Data records:
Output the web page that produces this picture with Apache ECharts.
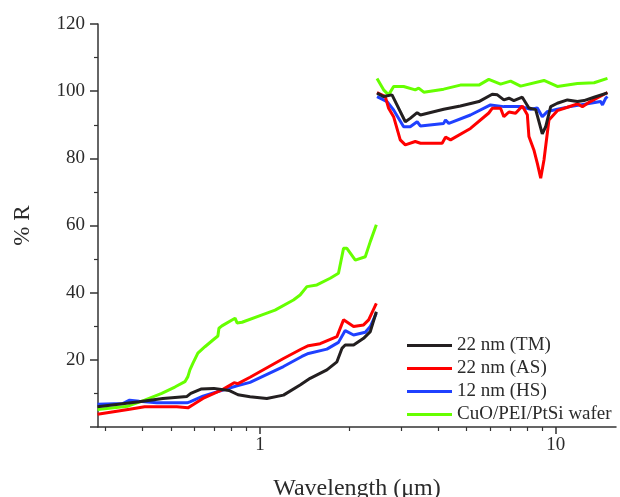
<!DOCTYPE html>
<html>
<head>
<meta charset="utf-8">
<script src="https://cdn.jsdelivr.net/npm/echarts@6/dist/echarts.min.js"></script>
<style>
html,body{margin:0;padding:0;background:#fff;}
#chart{width:620px;height:497px;}
</style>
</head>
<body>
<div id="chart"></div>
<script>
// ---- Data (wavelength in µm, reflectance in %) ----
const seriesNames = ['22 nm (TM)', '22 nm (AS)', '12 nm (HS)', 'CuO/PEI/PtSi wafer'];
const seriesColors = ['#231f20', '#ff0000', '#1f40ff', '#66ff00'];

const tmVis = [[0.282,6.0],[0.39,7.5],[0.469,8.5],[0.566,9.1],[0.583,10.0],[0.631,11.3],[0.698,11.5],[0.785,10.9],[0.842,9.6],[0.925,9.0],[1.054,8.5],[1.20,9.5],[1.366,12.5],[1.477,14.5],[1.683,17.0],[1.82,19.4],[1.892,23.4],[1.941,24.4],[2.072,24.4],[2.24,26.4],[2.36,28.4],[2.474,34.3]];
const tmIr = [[2.487,99.4],[2.618,98.4],[2.795,98.9],[3.10,90.9],[3.22,91.9],[3.40,93.6],[3.49,92.9],[4.18,94.6],[4.76,95.6],[5.50,96.9],[6.10,99.1],[6.35,98.9],[6.68,97.4],[6.95,97.9],[7.22,97.2],[7.71,98.2],[8.12,95.0],[8.56,94.5],[9.01,87.3],[9.25,89.4],[9.62,95.4],[10.13,96.4],[10.96,97.4],[11.85,96.9],[12.47,97.2],[13.49,98.2],[14.97,99.5]];

const asVis = [[0.282,3.8],[0.362,5.3],[0.407,6.0],[0.523,6.0],[0.570,5.7],[0.593,6.6],[0.641,8.5],[0.749,11.2],[0.817,13.2],[0.842,12.9],[0.925,14.8],[1.20,20.4],[1.385,23.3],[1.458,24.2],[1.597,24.8],[1.82,26.9],[1.916,31.9],[2.072,29.9],[2.24,30.4],[2.33,31.9],[2.474,36.8]];
const asIr = [[2.487,99.6],[2.653,98.4],[2.722,94.9],[2.83,92.4],[2.98,85.5],[3.10,84.0],[3.35,85.0],[3.49,84.5],[4.13,84.5],[4.24,86.3],[4.41,85.5],[5.15,88.9],[5.94,93.5],[6.10,94.9],[6.51,94.9],[6.68,92.4],[6.95,93.8],[7.32,93.4],[7.71,95.6],[8.02,93.0],[8.12,86.5],[8.44,82.5],[8.67,78.5],[8.90,74.1],[9.13,79.5],[9.49,91.4],[10.13,94.2],[10.96,95.2],[11.85,96.2],[12.32,95.4],[13.1,96.9],[14.97,99.6]];

const hsVis = [[0.282,6.8],[0.343,7.0],[0.362,8.0],[0.39,7.7],[0.447,7.2],[0.566,7.2],[0.579,7.5],[0.641,9.2],[0.749,11.0],[0.836,12.3],[0.842,12.0],[0.925,13.3],[1.20,18.0],[1.385,21.0],[1.458,21.9],[1.683,23.2],[1.842,25.2],[1.941,28.7],[2.072,27.4],[2.27,28.2],[2.36,29.9],[2.474,33.9]];
const hsIr = [[2.487,98.4],[2.69,96.9],[2.83,94.4],[3.06,89.4],[3.22,89.4],[3.40,90.9],[3.49,89.6],[4.18,90.4],[4.24,91.4],[4.35,90.4],[5.15,92.9],[6.02,95.9],[6.68,95.4],[7.61,95.4],[8.23,94.6],[8.67,95.0],[9.01,92.4],[9.37,93.9],[10.13,94.6],[11.2,95.4],[13.1,96.4],[14.2,96.9],[14.4,95.9],[14.77,97.9],[14.97,98.4]];

const wfVis = [[0.282,5.2],[0.357,6.2],[0.407,8.0],[0.465,10.0],[0.515,11.9],[0.557,13.5],[0.570,15.0],[0.579,17.0],[0.593,19.0],[0.616,22.0],[0.651,23.9],[0.693,25.9],[0.720,27.1],[0.726,29.4],[0.743,30.1],[0.823,32.4],[0.836,31.0],[0.869,31.2],[1.016,33.4],[1.124,34.8],[1.297,37.8],[1.366,39.3],[1.44,41.8],[1.557,42.3],[1.727,44.3],[1.842,45.8],[1.916,53.2],[1.967,53.2],[2.10,49.7],[2.27,50.7],[2.36,55.2],[2.474,60.2]];
const wfIr = [[2.487,103.8],[2.618,100.4],[2.722,98.9],[2.83,101.4],[3.06,101.4],[3.35,100.4],[3.44,100.9],[3.58,99.7],[4.18,100.6],[4.76,101.8],[5.50,101.8],[5.94,103.5],[6.51,102.1],[7.04,103.0],[7.61,101.5],[9.13,103.2],[10.13,101.4],[11.85,102.3],[13.49,102.5],[14.97,103.8]];

const xMajorTicks = [1, 10];
const xMinorTicks = [0.3,0.4,0.5,0.6,0.7,0.8,0.9,2,3,4,5,6,7,8,9];
const X_MIN = 0.283, X_MAX = 16;
const Y_MIN = 0, Y_MAX = 120, Y_STEP = 20;

const segments = [[tmVis, tmIr], [asVis, asIr], [hsVis, hsIr], [wfVis, wfIr]];

const FONT = 'Liberation Serif';
const TXT = '#2b2b2b';

const chart = echarts.init(document.getElementById('chart'), null, {renderer: 'canvas'});

const series = seriesNames.map((name, i) => ({
  name: name,
  type: 'line',
  xAxisIndex: 0,
  yAxisIndex: 0,
  showSymbol: false,
  symbol: 'none',
  connectNulls: false,
  lineStyle: {color: seriesColors[i], width: 3},
  itemStyle: {color: seriesColors[i]},
  data: segments[i][0].concat([[2.48, '-']], segments[i][1]),
  z: 10 - i
}));

chart.setOption({
  animation: false,
  backgroundColor: '#fff',
  grid: {left: 98, right: 4, top: 24, bottom: 70, containLabel: false, outerBoundsMode: 'none'},
  legend: {
    orient: 'vertical',
    left: 407, top: 336,
    padding: 0,
    itemWidth: 45, itemHeight: 3, itemGap: 4,
    icon: 'rect',
    data: seriesNames,
    textStyle: {fontFamily: FONT, fontSize: 19, color: TXT, lineHeight: 19},
    selectedMode: false
  },
  xAxis: [
    {
      type: 'log', min: X_MIN, max: X_MAX, position: 'bottom',
      name: 'Wavelength (\u03bcm)', nameLocation: 'middle', nameGap: 50,
      nameTextStyle: {fontFamily: FONT, fontSize: 24, color: TXT},
      axisLine: {show: true, lineStyle: {color: '#333', width: 1.5}},
      axisTick: {show: true, customValues: xMajorTicks, length: 7, lineStyle: {color: '#333', width: 1.5}},
      axisLabel: {show: true, customValues: xMajorTicks, fontFamily: FONT, fontSize: 19, color: TXT, margin: 9,
                  formatter: v => String(Math.round(v))},
      minorTick: {show: false}, splitLine: {show: false}
    },
    {
      type: 'log', min: X_MIN, max: X_MAX, position: 'bottom',
      axisLine: {show: false},
      axisTick: {show: true, customValues: xMinorTicks, length: 4, lineStyle: {color: '#333', width: 1.2}},
      axisLabel: {show: false},
      minorTick: {show: false}, splitLine: {show: false}
    }
  ],
  yAxis: {
    type: 'value', min: Y_MIN, max: Y_MAX, interval: Y_STEP,
    name: '% R', nameLocation: 'middle', nameGap: 64,
    nameTextStyle: {fontFamily: FONT, fontSize: 23, color: TXT},
    axisLine: {show: true, lineStyle: {color: '#333', width: 1.5}},
    axisTick: {show: true, length: 8, lineStyle: {color: '#333', width: 1.5}},
    minorTick: {show: true, splitNumber: 2, length: 4, lineStyle: {color: '#333', width: 1.2}},
    axisLabel: {fontFamily: FONT, fontSize: 19, color: TXT, margin: 13, showMinLabel: false},
    splitLine: {show: false}, minorSplitLine: {show: false}
  },
  series: series
});
</script>
</body>
</html>
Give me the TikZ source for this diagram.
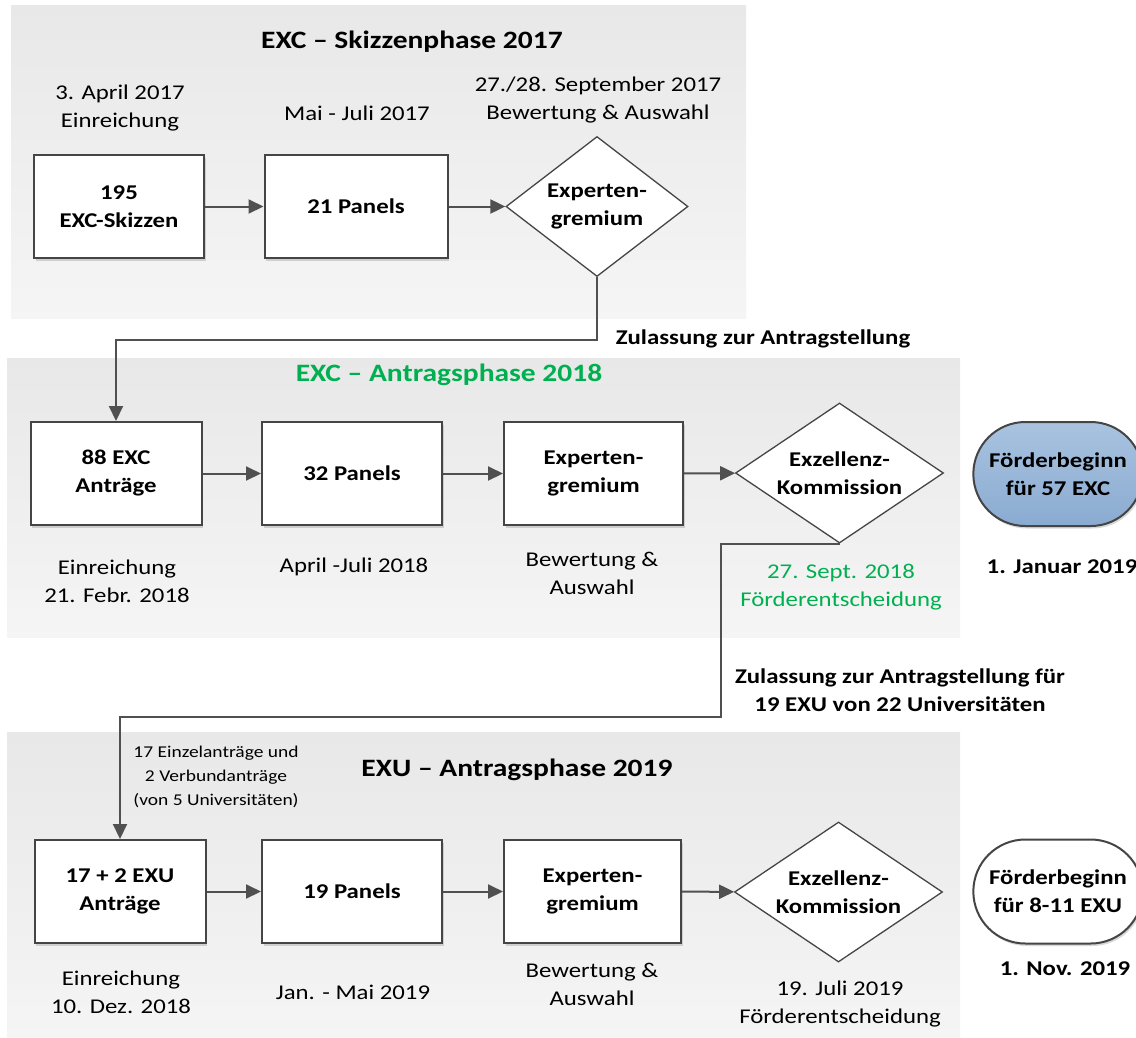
\documentclass[tikz,border=0pt]{standalone}
\usepackage{fontspec}
\setmainfont{Carlito}[FakeStretch=1.18]
\usepackage{tikz}
\usetikzlibrary{arrows.meta,shapes.geometric,shapes.misc,shadows}
\definecolor{liniengrau}{HTML}{505050}
\definecolor{randgrau}{HTML}{454545}
\definecolor{antraggruen}{HTML}{00B050}
\definecolor{hellblau}{HTML}{A9C3E0}
\definecolor{mittelblau}{HTML}{8AABD1}
\newcommand\grundschrift{\fontsize{21}{28}\selectfont}
\newcommand\titelschrift{\fontsize{25}{30}\selectfont\bfseries}
\newcommand\kleinschrift{\fontsize{16.5}{24}\selectfont}

\begin{document}
\begin{tikzpicture}[x=1pt,y=-1pt,font=\grundschrift,
  panel/.style={top color=black!9,bottom color=black!4,draw=none},
  schatten/.style={drop shadow={shadow xshift=1.5pt,shadow yshift=-2.5pt,opacity=.3}},
  kasten/.style={draw=randgrau,line width=2pt,fill=white,minimum height=103pt,
    align=center,font=\grundschrift\bfseries,schatten},
  raute/.style={diamond,draw=randgrau,line width=1.3pt,fill=white,aspect=1.5,
    inner sep=0pt,minimum height=140pt,align=center,font=\grundschrift\bfseries},
  ziel/.style={rounded rectangle,draw=randgrau,line width=2pt,minimum width=176pt,
    minimum height=104pt,align=center,font=\grundschrift\bfseries,schatten},
  notiz/.style={align=center},
  pfeil/.style={draw=liniengrau,line width=2pt,-{Triangle[length=15pt,width=14pt]}}]
\useasboundingbox (0,0) rectangle (1136,1037);
\fill[white] (0,0) rectangle (1136,1037);

\path[panel] (11,5) rectangle (746,318);
\path[panel] (7,358) rectangle (960,637);
\path[panel] (7,732) rectangle (960,1037);

% Skizzenphase
\node[font=\titelschrift] (t1) at (412,42) {EXC -- Skizzenphase 2017};
\node[kasten,minimum width=170pt] (b1) at (119,206.5) {195\\EXC-Skizzen};
\node[kasten,minimum width=183pt] (b2) at (356,206.5) {21 Panels};
\node[raute,minimum width=182pt] (d1) at (597,206.5) {Experten-\\gremium};
\node[notiz] (n1) at (120,108) {3. April 2017\\Einreichung};
\node[notiz] (n2) at (357,113) {Mai - Juli 2017};
\node[notiz] (n3) at (598,100.5) {27./28. September 2017\\Bewertung \& Auswahl};

\draw[pfeil] (b1) -- (b2);
\draw[pfeil] (b2) -- (d1);

% Antragsphase EXC
\node[font=\titelschrift,text=antraggruen] (t2) at (449,375) {EXC -- Antragsphase 2018};
\node[kasten,minimum width=171pt] (b3) at (116,473.5) {88 EXC\\Anträge};
\node[kasten,minimum width=180pt] (b4) at (352,473.5) {32 Panels};
\node[kasten,minimum width=179pt] (b5) at (593.5,473.5) {Experten-\\gremium};
\node[raute,minimum width=208pt] (d2) at (839.5,473) {Exzellenz-\\Kommission};
\node[ziel,top color=hellblau,bottom color=mittelblau] (f1) at (1058,474) {Förderbeginn\\für 57 EXC};
\node[notiz] (n4) at (117,581) {Einreichung\\21. Febr. 2018};
\node[notiz] (n5) at (354,567) {April -Juli 2018};
\node[notiz] (n6) at (592,573.5) {Bewertung \&\\Auswahl};
\node[notiz,text=antraggruen] (n7) at (841,587) {27. Sept. 2018\\Förderentscheidung};
\node[font=\grundschrift\bfseries] (n8) at (1062,567) {1. Januar 2019};

\node[font=\grundschrift\bfseries] (z1) at (763,339) {Zulassung zur Antragstellung};
\draw[pfeil] (d1.south) -- ++(0,63) -| (b3.north);

\draw[pfeil] (b3) -- (b4);
\draw[pfeil] (b4) -- (b5);
\draw[pfeil] (b5) -- (d2);

% Antragsphase EXU
\node[font=\titelschrift] (t3) at (517,770) {EXU -- Antragsphase 2019};
\node[notiz,font=\kleinschrift] (n9) at (216,777) {17 Einzelanträge und\\2 Verbundanträge\\(von 5 Universitäten)};
\node[kasten,minimum width=171pt] (b6) at (120,891.5) {17 + 2 EXU\\Anträge};
\node[kasten,minimum width=180pt] (b7) at (352,891.5) {19 Panels};
\node[kasten,minimum width=177pt] (b8) at (592.5,891.5) {Experten-\\gremium};
\node[raute,minimum width=208pt] (d3) at (838.5,892) {Exzellenz-\\Kommission};
\node[ziel,fill=white] (f2) at (1058,891.5) {Förderbeginn\\für 8-11 EXU};
\node[notiz] (n10) at (121,992) {Einreichung\\10. Dez. 2018};
\node[notiz] (n11) at (353,992) {Jan. - Mai 2019};
\node[notiz] (n12) at (592,984.5) {Bewertung \&\\Auswahl};
\node[notiz] (n13) at (840,1004.5) {19. Juli 2019\\Förderentscheidung};
\node[font=\grundschrift\bfseries] (n14) at (1065,969) {1. Nov. 2019};

\node[notiz,font=\grundschrift\bfseries] (z2) at (900,690.5) {Zulassung zur Antragstellung für\\19 EXU von 22 Universitäten};
\coordinate (knick) at (721,717);
\draw[pfeil] (d2.south) -| (knick) -| (b6.north);

\draw[pfeil] (b6) -- (b7);
\draw[pfeil] (b7) -- (b8);
\draw[pfeil] (b8) -- (d3);

\end{tikzpicture}
\end{document}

What is asked: Working from the entries above, reproduce exactly and only the lines beginning with the line that has "Give me the TikZ source for this diagram." and ending with the line that has "(7,732) rectangle (960,1037);"; omit all pictures.

Task result:
Give me the TikZ source for this diagram.
\documentclass[tikz,border=0pt]{standalone}
\usepackage{fontspec}
\setmainfont{Carlito}[FakeStretch=1.18]
\usepackage{tikz}
\usetikzlibrary{arrows.meta,shapes.geometric,shapes.misc,shadows}
\definecolor{liniengrau}{HTML}{505050}
\definecolor{randgrau}{HTML}{454545}
\definecolor{antraggruen}{HTML}{00B050}
\definecolor{hellblau}{HTML}{A9C3E0}
\definecolor{mittelblau}{HTML}{8AABD1}
\newcommand\grundschrift{\fontsize{21}{28}\selectfont}
\newcommand\titelschrift{\fontsize{25}{30}\selectfont\bfseries}
\newcommand\kleinschrift{\fontsize{16.5}{24}\selectfont}

\begin{document}
\begin{tikzpicture}[x=1pt,y=-1pt,font=\grundschrift,
  panel/.style={top color=black!9,bottom color=black!4,draw=none},
  schatten/.style={drop shadow={shadow xshift=1.5pt,shadow yshift=-2.5pt,opacity=.3}},
  kasten/.style={draw=randgrau,line width=2pt,fill=white,minimum height=103pt,
    align=center,font=\grundschrift\bfseries,schatten},
  raute/.style={diamond,draw=randgrau,line width=1.3pt,fill=white,aspect=1.5,
    inner sep=0pt,minimum height=140pt,align=center,font=\grundschrift\bfseries},
  ziel/.style={rounded rectangle,draw=randgrau,line width=2pt,minimum width=176pt,
    minimum height=104pt,align=center,font=\grundschrift\bfseries,schatten},
  notiz/.style={align=center},
  pfeil/.style={draw=liniengrau,line width=2pt,-{Triangle[length=15pt,width=14pt]}}]
\useasboundingbox (0,0) rectangle (1136,1037);
\fill[white] (0,0) rectangle (1136,1037);

\path[panel] (11,5) rectangle (746,318);
\path[panel] (7,358) rectangle (960,637);
\path[panel] (7,732) rectangle (960,1037);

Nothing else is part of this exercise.